____ Excerpted data

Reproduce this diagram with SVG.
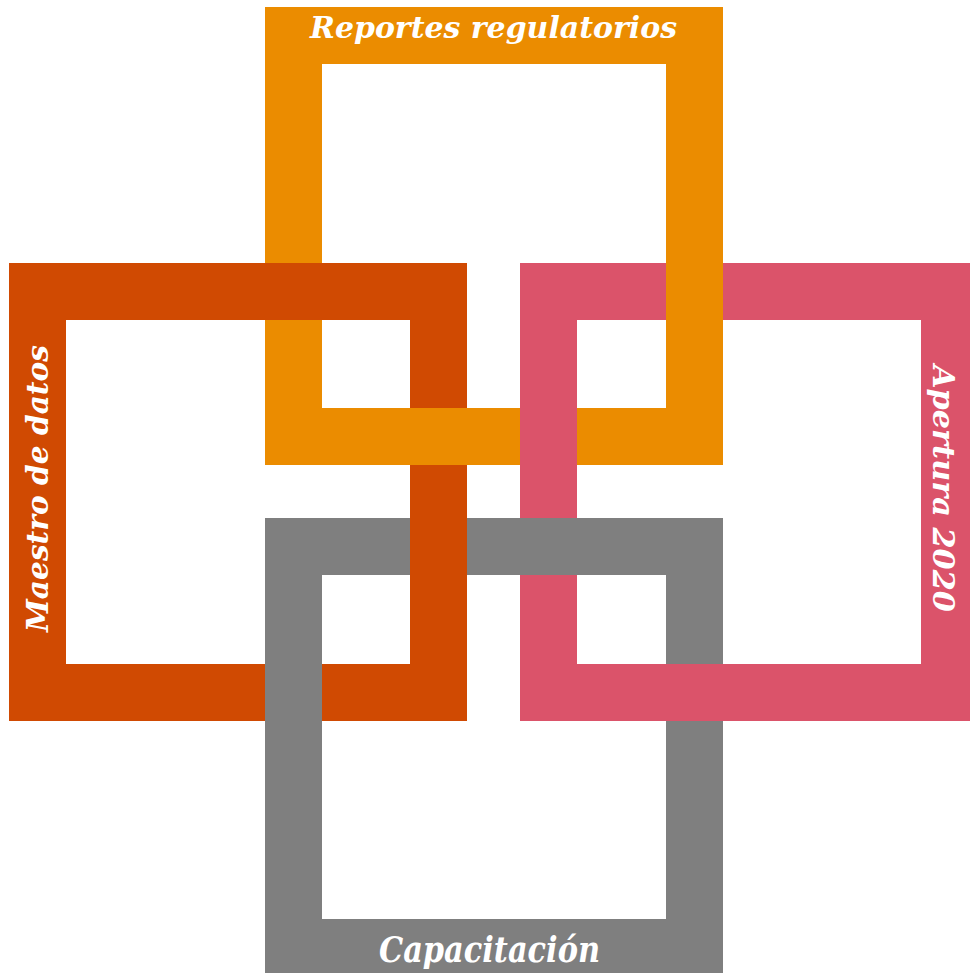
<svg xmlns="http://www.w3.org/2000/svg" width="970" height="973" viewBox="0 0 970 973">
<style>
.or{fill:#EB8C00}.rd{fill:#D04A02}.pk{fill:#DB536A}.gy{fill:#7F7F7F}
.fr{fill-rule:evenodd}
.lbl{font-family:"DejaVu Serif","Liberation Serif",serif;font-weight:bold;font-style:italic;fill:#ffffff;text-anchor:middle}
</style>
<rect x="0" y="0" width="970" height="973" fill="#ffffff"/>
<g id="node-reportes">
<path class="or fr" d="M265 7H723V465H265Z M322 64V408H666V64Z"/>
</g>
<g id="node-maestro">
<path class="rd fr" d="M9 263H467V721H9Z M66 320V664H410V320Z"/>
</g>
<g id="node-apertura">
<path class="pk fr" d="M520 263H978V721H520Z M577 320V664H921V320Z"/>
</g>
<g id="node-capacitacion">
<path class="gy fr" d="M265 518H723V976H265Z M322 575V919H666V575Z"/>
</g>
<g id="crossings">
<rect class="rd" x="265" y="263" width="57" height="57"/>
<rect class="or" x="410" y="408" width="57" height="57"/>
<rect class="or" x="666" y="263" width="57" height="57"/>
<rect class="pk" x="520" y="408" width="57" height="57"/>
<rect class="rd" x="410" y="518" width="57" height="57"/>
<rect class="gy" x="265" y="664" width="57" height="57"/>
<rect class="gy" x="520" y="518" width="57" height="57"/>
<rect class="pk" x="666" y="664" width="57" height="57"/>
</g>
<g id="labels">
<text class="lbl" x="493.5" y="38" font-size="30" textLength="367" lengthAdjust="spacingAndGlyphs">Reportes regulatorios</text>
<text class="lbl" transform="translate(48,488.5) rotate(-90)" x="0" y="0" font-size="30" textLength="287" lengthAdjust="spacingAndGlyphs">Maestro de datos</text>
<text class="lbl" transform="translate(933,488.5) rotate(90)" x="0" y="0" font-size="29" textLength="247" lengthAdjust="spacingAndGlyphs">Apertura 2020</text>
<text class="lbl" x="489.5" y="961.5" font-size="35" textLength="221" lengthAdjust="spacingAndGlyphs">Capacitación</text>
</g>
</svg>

________
____ Excerpted data

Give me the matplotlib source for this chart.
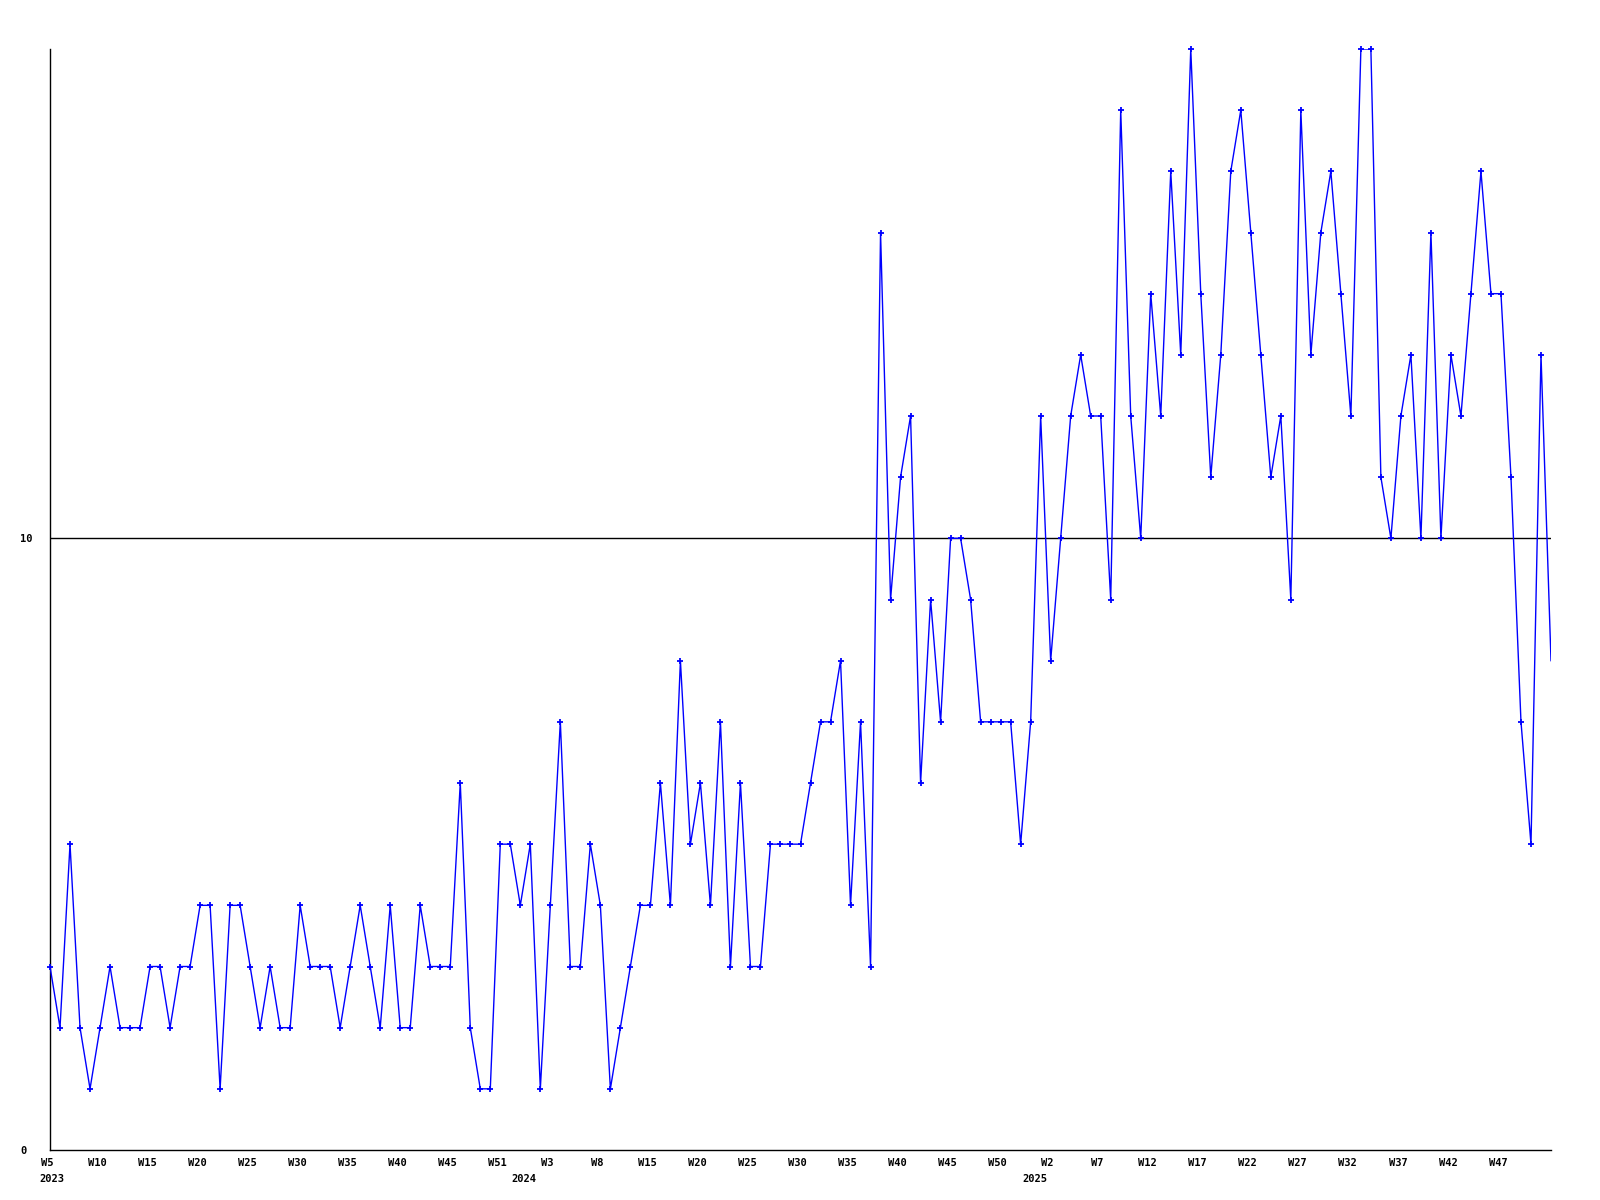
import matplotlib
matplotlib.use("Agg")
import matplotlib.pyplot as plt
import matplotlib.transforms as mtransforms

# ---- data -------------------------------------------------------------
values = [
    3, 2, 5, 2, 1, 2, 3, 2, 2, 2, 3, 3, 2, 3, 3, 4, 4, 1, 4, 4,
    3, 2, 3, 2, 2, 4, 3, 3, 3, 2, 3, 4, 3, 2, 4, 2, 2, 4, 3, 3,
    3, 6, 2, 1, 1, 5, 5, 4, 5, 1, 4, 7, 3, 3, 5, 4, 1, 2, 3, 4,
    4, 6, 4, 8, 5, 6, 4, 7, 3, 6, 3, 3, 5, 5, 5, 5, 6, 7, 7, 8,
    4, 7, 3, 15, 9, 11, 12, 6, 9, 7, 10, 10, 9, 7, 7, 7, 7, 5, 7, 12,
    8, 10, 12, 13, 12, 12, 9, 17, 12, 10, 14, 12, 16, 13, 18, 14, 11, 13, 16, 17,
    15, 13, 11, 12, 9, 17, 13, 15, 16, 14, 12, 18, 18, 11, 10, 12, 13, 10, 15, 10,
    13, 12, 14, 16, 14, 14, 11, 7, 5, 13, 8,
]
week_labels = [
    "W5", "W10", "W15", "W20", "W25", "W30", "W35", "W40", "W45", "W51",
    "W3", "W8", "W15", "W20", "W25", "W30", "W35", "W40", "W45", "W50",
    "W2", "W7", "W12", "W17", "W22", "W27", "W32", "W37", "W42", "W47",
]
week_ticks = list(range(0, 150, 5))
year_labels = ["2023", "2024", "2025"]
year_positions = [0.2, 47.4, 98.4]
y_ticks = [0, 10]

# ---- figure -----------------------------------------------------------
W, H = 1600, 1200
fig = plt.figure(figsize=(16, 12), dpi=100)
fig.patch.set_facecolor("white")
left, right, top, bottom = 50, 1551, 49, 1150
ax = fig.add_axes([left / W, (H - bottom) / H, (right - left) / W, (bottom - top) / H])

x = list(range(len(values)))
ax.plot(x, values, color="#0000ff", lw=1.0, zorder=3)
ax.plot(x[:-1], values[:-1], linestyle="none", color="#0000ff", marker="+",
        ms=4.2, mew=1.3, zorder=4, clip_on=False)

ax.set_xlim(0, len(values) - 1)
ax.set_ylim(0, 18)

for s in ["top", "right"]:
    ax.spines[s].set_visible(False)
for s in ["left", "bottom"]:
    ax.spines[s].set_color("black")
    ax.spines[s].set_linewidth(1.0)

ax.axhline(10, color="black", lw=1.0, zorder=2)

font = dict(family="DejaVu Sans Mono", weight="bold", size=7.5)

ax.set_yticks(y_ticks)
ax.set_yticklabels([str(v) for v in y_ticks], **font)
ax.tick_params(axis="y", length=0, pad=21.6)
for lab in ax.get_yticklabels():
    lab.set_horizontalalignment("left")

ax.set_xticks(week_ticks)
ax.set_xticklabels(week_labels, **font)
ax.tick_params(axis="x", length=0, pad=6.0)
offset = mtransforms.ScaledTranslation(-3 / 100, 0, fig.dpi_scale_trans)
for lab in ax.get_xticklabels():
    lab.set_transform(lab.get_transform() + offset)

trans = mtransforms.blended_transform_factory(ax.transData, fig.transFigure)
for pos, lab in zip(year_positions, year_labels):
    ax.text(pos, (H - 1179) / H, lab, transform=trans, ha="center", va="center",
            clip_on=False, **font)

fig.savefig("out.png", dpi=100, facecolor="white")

________

Instructions to follow:
Leave out the pictures and give again exactly the lines from the one with "Give me the matplotlib source for this chart." through the one with "import matplotlib.transforms as mtransforms", and no others.

Written response:
Give me the matplotlib source for this chart.
import matplotlib
matplotlib.use("Agg")
import matplotlib.pyplot as plt
import matplotlib.transforms as mtransforms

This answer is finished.